*Written instruction:* The lines from the top of the material through the line with "3.8, 12.4, 4.1, 7.5, 8.7, 3.4, 24.6, 6.4]" are to be set down exactly. Leave the pictures out.

*Data section:*
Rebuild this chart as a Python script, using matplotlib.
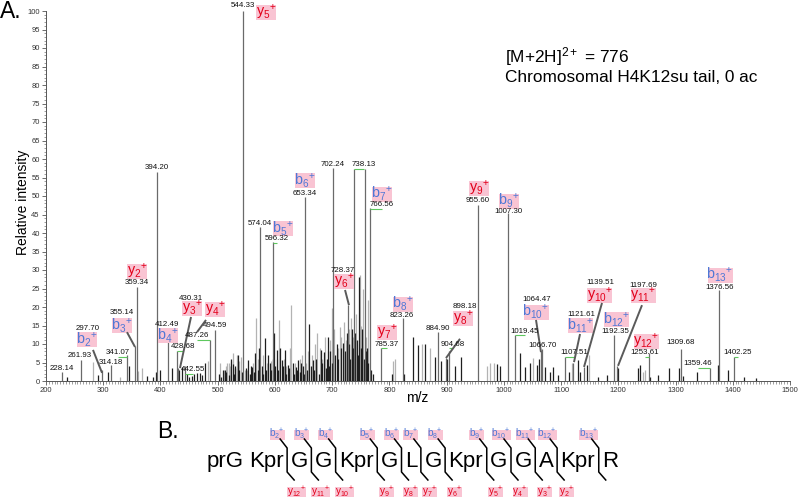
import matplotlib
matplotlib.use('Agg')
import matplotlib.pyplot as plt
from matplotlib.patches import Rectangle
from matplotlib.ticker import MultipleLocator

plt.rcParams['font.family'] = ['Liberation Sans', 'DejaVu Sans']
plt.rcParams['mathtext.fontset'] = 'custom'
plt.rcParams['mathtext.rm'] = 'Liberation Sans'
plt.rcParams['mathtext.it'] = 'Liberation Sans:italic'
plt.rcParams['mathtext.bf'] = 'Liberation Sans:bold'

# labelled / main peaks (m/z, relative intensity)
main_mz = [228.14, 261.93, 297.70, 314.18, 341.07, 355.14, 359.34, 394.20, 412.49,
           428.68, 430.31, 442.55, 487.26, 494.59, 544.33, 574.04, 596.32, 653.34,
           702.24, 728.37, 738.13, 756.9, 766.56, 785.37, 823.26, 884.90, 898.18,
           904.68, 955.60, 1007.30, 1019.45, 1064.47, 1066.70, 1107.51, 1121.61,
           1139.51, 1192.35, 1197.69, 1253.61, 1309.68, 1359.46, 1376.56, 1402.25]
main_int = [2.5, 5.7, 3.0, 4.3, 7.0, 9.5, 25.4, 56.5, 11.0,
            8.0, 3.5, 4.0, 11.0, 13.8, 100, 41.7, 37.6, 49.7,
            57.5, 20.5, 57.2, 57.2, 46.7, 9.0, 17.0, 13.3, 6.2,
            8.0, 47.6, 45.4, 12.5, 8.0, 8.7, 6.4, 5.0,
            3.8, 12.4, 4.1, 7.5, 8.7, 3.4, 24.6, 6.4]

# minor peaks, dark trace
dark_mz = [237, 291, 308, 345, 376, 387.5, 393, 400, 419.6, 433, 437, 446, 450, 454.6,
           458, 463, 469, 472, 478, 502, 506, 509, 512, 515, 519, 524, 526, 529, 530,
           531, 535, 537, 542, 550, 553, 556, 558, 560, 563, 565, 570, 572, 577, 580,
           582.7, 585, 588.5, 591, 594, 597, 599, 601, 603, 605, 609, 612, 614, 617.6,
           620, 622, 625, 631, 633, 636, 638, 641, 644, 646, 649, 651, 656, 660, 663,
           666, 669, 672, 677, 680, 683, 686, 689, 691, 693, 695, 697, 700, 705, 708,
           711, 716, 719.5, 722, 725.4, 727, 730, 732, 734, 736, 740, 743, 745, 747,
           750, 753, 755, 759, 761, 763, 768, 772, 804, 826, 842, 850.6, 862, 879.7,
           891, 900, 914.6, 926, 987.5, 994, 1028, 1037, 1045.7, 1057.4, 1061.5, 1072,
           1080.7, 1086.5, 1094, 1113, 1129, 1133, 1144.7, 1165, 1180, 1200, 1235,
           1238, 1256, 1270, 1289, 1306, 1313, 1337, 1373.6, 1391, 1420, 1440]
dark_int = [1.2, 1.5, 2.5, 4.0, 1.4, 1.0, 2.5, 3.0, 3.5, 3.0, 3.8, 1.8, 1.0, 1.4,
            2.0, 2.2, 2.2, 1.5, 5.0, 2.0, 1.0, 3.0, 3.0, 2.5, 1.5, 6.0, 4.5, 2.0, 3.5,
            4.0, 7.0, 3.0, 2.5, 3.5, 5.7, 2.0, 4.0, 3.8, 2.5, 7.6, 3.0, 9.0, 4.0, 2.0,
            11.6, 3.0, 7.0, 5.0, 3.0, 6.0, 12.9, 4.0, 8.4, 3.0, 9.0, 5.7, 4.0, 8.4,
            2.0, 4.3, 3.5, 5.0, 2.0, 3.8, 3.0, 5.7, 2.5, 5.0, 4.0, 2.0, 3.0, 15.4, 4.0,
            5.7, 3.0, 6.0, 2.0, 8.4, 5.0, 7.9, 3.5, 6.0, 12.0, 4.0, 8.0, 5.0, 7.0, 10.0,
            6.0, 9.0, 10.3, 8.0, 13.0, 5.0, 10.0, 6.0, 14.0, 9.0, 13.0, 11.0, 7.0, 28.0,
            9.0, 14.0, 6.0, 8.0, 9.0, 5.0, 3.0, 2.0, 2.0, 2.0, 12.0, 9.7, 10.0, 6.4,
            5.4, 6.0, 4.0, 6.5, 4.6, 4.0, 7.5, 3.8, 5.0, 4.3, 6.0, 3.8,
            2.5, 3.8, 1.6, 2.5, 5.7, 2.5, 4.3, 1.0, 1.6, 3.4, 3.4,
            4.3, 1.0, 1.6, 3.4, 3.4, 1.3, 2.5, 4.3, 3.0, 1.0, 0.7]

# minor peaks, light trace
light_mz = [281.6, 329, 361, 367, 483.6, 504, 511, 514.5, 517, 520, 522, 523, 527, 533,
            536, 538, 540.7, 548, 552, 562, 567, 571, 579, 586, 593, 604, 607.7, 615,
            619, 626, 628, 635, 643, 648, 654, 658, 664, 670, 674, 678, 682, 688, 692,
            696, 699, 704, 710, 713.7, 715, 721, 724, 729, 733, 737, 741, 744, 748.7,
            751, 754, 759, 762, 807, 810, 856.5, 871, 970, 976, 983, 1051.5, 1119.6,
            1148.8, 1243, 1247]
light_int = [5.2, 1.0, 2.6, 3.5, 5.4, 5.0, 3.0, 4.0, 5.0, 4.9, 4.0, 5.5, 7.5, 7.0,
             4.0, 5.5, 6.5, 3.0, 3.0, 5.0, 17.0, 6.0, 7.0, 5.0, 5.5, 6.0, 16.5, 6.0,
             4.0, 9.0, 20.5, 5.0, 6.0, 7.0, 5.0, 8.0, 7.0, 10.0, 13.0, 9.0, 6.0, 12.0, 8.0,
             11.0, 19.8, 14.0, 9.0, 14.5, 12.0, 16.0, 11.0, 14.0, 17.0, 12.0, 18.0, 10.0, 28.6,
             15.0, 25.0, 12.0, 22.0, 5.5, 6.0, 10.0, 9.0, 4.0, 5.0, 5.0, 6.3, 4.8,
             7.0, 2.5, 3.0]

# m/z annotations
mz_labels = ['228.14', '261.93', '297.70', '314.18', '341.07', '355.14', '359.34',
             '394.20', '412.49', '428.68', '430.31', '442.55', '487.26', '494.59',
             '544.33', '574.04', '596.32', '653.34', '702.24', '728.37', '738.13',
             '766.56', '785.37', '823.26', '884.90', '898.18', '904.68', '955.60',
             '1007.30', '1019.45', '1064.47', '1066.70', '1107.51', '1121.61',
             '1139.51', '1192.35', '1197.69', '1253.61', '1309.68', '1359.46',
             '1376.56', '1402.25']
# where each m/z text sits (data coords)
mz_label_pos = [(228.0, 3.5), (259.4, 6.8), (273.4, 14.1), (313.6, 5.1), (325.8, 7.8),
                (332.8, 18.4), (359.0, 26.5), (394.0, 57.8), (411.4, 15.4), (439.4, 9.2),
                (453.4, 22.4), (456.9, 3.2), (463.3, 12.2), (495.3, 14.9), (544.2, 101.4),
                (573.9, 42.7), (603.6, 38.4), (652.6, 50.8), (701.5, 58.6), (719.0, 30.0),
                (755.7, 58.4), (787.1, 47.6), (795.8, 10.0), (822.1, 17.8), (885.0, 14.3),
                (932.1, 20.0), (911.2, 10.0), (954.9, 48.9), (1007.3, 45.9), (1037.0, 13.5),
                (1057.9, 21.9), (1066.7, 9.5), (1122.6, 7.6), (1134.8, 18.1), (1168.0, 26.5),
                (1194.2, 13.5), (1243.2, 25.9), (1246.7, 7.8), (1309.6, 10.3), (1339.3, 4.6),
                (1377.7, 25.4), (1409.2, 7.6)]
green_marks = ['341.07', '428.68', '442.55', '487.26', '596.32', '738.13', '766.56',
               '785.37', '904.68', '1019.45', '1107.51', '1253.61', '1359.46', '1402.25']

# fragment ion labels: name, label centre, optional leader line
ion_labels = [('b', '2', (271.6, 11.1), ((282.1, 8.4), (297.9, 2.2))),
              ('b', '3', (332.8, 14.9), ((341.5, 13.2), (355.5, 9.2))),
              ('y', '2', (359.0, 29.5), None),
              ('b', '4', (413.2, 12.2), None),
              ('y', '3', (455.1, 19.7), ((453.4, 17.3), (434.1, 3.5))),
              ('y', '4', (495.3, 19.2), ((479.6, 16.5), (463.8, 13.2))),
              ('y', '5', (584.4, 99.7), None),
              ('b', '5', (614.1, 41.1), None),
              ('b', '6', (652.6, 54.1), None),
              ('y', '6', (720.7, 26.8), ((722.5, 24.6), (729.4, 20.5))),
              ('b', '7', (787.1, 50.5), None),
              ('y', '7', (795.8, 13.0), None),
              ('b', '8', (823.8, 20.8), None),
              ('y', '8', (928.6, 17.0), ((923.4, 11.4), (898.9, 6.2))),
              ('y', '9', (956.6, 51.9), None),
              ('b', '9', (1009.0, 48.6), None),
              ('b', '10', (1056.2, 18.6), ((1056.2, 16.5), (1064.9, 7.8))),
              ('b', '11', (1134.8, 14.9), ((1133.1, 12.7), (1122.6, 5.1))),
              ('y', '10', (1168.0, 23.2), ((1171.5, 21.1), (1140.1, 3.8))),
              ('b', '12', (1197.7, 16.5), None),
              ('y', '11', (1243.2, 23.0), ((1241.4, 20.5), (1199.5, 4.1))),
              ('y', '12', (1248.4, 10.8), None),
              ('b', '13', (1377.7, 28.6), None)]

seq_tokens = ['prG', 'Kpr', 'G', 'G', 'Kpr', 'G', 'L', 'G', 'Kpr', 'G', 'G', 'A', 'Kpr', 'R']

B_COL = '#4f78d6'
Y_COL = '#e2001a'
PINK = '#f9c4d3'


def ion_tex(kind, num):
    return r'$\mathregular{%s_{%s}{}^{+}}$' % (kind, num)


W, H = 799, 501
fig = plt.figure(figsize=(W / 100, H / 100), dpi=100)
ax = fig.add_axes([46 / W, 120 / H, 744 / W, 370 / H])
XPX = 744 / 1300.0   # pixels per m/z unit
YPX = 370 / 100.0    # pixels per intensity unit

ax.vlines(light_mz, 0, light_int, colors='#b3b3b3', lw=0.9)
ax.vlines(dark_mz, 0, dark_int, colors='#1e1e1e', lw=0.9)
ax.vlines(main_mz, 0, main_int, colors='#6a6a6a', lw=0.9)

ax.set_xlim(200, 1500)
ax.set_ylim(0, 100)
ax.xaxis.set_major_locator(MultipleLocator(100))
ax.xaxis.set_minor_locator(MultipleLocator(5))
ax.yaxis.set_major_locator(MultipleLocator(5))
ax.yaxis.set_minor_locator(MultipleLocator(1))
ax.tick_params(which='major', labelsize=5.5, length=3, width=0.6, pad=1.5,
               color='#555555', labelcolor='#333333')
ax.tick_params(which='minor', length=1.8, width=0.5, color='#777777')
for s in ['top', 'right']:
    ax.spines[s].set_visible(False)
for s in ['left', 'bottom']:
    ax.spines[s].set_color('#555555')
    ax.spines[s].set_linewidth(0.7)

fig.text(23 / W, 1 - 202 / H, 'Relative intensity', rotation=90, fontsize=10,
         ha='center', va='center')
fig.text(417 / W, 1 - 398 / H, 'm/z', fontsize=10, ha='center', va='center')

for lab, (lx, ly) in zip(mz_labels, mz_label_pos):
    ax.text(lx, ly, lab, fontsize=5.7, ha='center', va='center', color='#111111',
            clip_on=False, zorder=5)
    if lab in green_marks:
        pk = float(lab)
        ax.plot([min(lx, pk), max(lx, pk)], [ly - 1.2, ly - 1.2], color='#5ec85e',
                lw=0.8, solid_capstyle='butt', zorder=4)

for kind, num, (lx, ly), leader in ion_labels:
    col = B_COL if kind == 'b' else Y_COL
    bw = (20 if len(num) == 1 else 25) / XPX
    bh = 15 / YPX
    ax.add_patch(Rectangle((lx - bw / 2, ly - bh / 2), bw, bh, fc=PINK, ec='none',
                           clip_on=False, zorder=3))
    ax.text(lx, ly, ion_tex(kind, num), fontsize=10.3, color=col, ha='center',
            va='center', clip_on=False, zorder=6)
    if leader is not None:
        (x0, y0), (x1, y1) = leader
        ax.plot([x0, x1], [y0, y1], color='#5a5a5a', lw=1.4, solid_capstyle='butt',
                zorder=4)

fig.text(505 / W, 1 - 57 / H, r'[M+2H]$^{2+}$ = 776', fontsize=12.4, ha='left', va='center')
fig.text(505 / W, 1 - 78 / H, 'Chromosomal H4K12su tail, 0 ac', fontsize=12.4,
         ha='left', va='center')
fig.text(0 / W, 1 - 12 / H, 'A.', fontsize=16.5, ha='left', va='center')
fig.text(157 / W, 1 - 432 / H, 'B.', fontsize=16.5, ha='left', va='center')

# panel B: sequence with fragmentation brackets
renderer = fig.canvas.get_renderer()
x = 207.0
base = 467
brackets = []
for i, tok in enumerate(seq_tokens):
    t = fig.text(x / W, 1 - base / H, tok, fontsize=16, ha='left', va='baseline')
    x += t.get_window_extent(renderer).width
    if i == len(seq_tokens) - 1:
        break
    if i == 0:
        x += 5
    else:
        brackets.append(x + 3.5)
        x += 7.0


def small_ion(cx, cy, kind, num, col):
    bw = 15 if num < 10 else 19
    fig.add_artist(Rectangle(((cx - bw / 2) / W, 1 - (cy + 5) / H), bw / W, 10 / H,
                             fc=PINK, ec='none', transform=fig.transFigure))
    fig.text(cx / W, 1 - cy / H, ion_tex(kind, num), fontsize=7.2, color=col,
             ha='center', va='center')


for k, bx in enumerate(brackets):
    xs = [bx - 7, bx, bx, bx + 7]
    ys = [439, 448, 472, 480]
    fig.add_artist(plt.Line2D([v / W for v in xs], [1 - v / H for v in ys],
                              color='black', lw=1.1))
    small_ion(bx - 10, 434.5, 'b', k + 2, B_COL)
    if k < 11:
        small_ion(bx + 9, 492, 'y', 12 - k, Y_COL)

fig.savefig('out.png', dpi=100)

*Full answer:*
Rebuild this chart as a Python script, using matplotlib.
import matplotlib
matplotlib.use('Agg')
import matplotlib.pyplot as plt
from matplotlib.patches import Rectangle
from matplotlib.ticker import MultipleLocator

plt.rcParams['font.family'] = ['Liberation Sans', 'DejaVu Sans']
plt.rcParams['mathtext.fontset'] = 'custom'
plt.rcParams['mathtext.rm'] = 'Liberation Sans'
plt.rcParams['mathtext.it'] = 'Liberation Sans:italic'
plt.rcParams['mathtext.bf'] = 'Liberation Sans:bold'

# labelled / main peaks (m/z, relative intensity)
main_mz = [228.14, 261.93, 297.70, 314.18, 341.07, 355.14, 359.34, 394.20, 412.49,
           428.68, 430.31, 442.55, 487.26, 494.59, 544.33, 574.04, 596.32, 653.34,
           702.24, 728.37, 738.13, 756.9, 766.56, 785.37, 823.26, 884.90, 898.18,
           904.68, 955.60, 1007.30, 1019.45, 1064.47, 1066.70, 1107.51, 1121.61,
           1139.51, 1192.35, 1197.69, 1253.61, 1309.68, 1359.46, 1376.56, 1402.25]
main_int = [2.5, 5.7, 3.0, 4.3, 7.0, 9.5, 25.4, 56.5, 11.0,
            8.0, 3.5, 4.0, 11.0, 13.8, 100, 41.7, 37.6, 49.7,
            57.5, 20.5, 57.2, 57.2, 46.7, 9.0, 17.0, 13.3, 6.2,
            8.0, 47.6, 45.4, 12.5, 8.0, 8.7, 6.4, 5.0,
            3.8, 12.4, 4.1, 7.5, 8.7, 3.4, 24.6, 6.4]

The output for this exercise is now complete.